Saturday 21 June 2014

Marking the years

Have been having trouble dragging myself out of bed for my morning walk for a while, but figured what would’ve been Bob’s official retirement day warranted the effort. After several mornings of thick fog blanketing the valley, the fog was somewhat higher as I brightened up his grave with my little bunch of bright red leucodendrons to mark his 65th birthday. No spectacular sunrise to herald this occasion, just splashes of pale pink as the bank of fog rolled relentlessly on blocking out the hidden brightness attempting to light up the sky.

Thought I’d sit in the gazebo at the memorial garden on the one folding chair and contemplate this peaceful morning, but unfolding it revealed a cockroach and Huntsman spider had taken up residence in its folds so opted for visiting each of the eight burial sites instead, a reminder of the passing of some precious people over the past eleven years. Tinged with sadness, but full of warm memories, and it is the positive that remains.

We don’t tend to live our lives consciously thinking about what legacy we will leave behind, we just live it the best way we know how, often operating by the seat of our pants hoping and praying we’re raising our children to be honest and resilient in a world that often doesn’t treat them as it should, and that we’re also operating from a set of values which will see us through so we don’t stuff up too much as we stumble along what can sometimes be a rough road through life.

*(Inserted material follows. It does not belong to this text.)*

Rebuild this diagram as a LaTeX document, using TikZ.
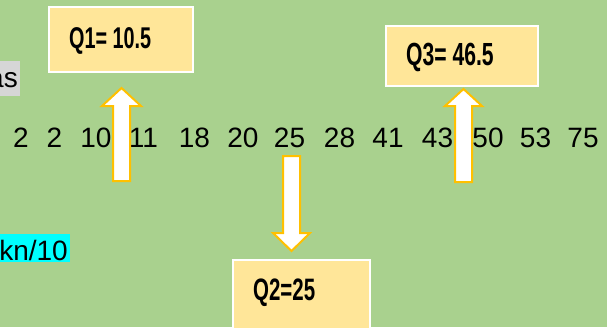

It is only after we’re gone that people refer to the legacy we have left behind. We can’t contrive it, performing in a certain way to manipulate how others perceive us. There are plenty who have tried I guess, but eventually it all unravels. We can spot a phony from fifty paces, and avoid them like the plague. But the genuine article? They earn our love and respect, and not necessarily because of what they have achieved but simply by who they are. They’re the ones whose legacy lives on in a positive way, not only with those who remember them after they’re gone, but with those whose lives have been enriched to the extent that those values are replicated, multiplied, given freely and generously, handed on to the next generation. You can’t fake it.